Assessing and Improving Machine Learning Model Predictions of Polymer Glass Transition Temperatures

The success of the Materials Genome Initiative has led to opportunities for data-driven approaches for materials discovery. The recent development of Polymer Genome (PG), which is a machine learning (ML) based data-driven informatics platform for polymer property prediction, has significantly increased the efficiency of polymer design. Nevertheless, continuous expansion of the ‘training data’ is necessary to improve the robustness, versatility, and accuracy of the ML predictions. Accurate prediction of polymer properties, such as glass transition temperature (T_g), is advantageous for the design of polymers, particularly for high temperature applications. We hypothesized that by adding more data with increased chemical diversity to the dataset, the predictive capabilities of the PG model would improve. In order to test the performance and transferability of the predictive model for T_g (previously trained on a dataset of 450 polymers), we have carefully collected additional experimental Tg data for 871 polymers from multiple data sources. The T_g values predicted by the present PG models for the polymers in the newly collected dataset were compared directly with the experimental T_g to estimate the accuracy of the present model.
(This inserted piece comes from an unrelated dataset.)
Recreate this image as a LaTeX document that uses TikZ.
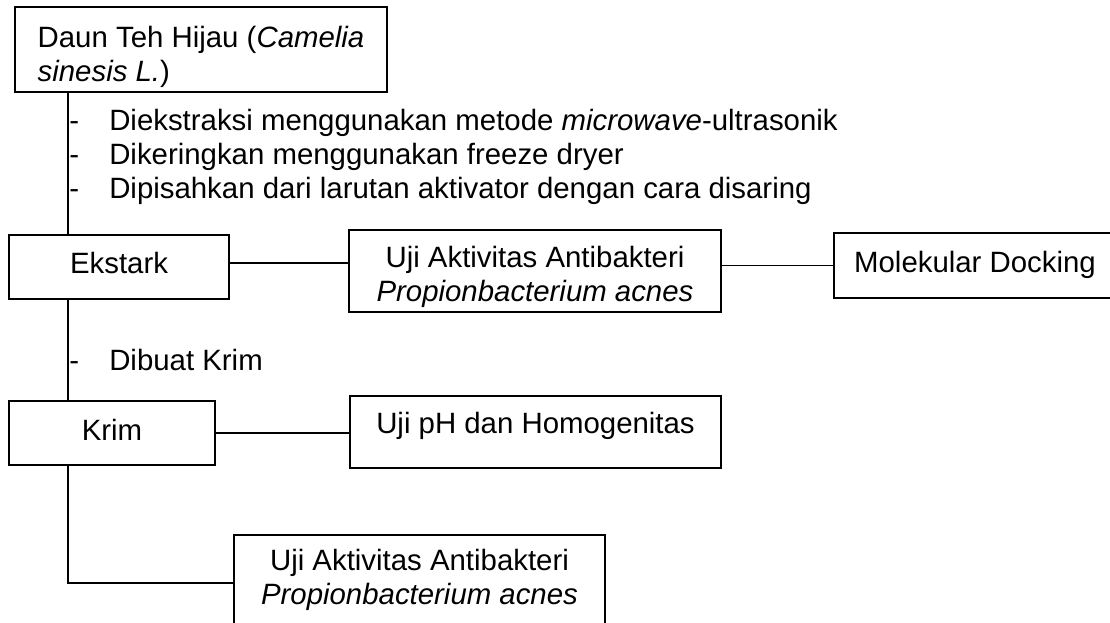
\documentclass[tikz,border=0pt]{standalone}
\usepackage{fontspec}
\setmainfont{Liberation Sans}
\begin{document}
\begin{tikzpicture}[x=1cm,y=1cm,
  flowbox/.style={draw,line width=1.2pt,inner sep=0pt,align=center,
    font=\fontsize{20.9pt}{24.2pt}\selectfont},
  note/.style={inner sep=0pt,align=left,anchor=west,
    font=\fontsize{20.9pt}{24.2pt}\selectfont},
  link/.style={line width=1.2pt}]
  \useasboundingbox (0,0) rectangle (27.75,15.55);
  \clip (0,0) rectangle (27.75,15.55);
  % the leaf and the extract
  \node[flowbox,align=left,minimum width=9.3cm,minimum height=2.125cm] (daun) at (5.025,14.3125)
    {\rule{0pt}{0.91cm}Daun Teh Hijau (\textit{Camelia}\\ \textit{sinesis L.})};
  \node[flowbox,minimum width=5.5cm,minimum height=1.6cm] (ekstark) at (2.975,8.875)
    {Ekstark\rule[-0.21cm]{0pt}{0pt}};
  \node[flowbox,minimum width=9.3cm,minimum height=2.05cm] (ujiekstrak) at (13.375,8.775)
    {\rule{0pt}{0.81cm}Uji Aktivitas Antibakteri\\ \textit{Propionbacterium acnes}};
  \node[flowbox,minimum width=7.05cm,minimum height=1.625cm] (docking) at (24.375,8.9125)
    {Molekular Docking\rule[-0.18cm]{0pt}{0pt}};
  % the cream and its tests
  \node[flowbox,minimum width=5.15cm,minimum height=1.6cm] (krim) at (2.8,4.725)
    {Krim\rule[-0.16cm]{0pt}{0pt}};
  \node[flowbox,minimum width=9.275cm,minimum height=1.8cm] (ujiph) at (13.3875,4.75)
    {Uji pH dan Homogenitas\rule[-0.46cm]{0pt}{0pt}};
  \node[flowbox,minimum width=9.275cm,minimum height=2.25cm] (ujikrim) at (10.4875,1.05)
    {Uji Aktivitas Antibakteri\\ \textit{Propionbacterium acnes}};
  % steps written along the trunk
  \node[note] (ekstraksi) at (1.725,11.62)
    {\makebox[1cm][l]{-}Diekstraksi menggunakan metode \textit{microwave}-ultrasonik\\
     \makebox[1cm][l]{-}Dikeringkan menggunakan freeze dryer\\
     \makebox[1cm][l]{-}Dipisahkan dari larutan aktivator dengan cara disaring};
  \node[note] (dibuat) at (1.725,6.55) {\makebox[1cm][l]{-}Dibuat Krim};
  % trunk line and side branches
  \coordinate (trunk) at (1.7,0);
  \draw[link] (daun.south -| trunk) -- (ekstark.north -| trunk);
  \draw[link] (ekstark.south -| trunk) -- (krim.north -| trunk);
  \draw[link] (krim.south -| trunk) |- ([yshift=-0.075cm]ujikrim.west);
  \draw[link] ([yshift=0.1cm]ekstark.east) -- ([yshift=0.1cm]ekstark.east -| ujiekstrak.west);
  \draw[link] (docking.west -| ujiekstrak.east) -- (docking.west);
  \draw[link] (krim.east) -- (krim.east -| ujiph.west);
\end{tikzpicture}
\end{document}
Using the full dataset of 1321 polymers, a new ML model for T_g was built following past work. The root mean square error (RMSE) of prediction for the extended dataset, when compared to the earlier one, decreased to 27 K from 57 K, thereby supporting our initial hypothesis that increasing the dataset would improve the predictions. To further improve the performance of the T_g prediction model, we are continuing to accumulate new data and exploring new ML approaches.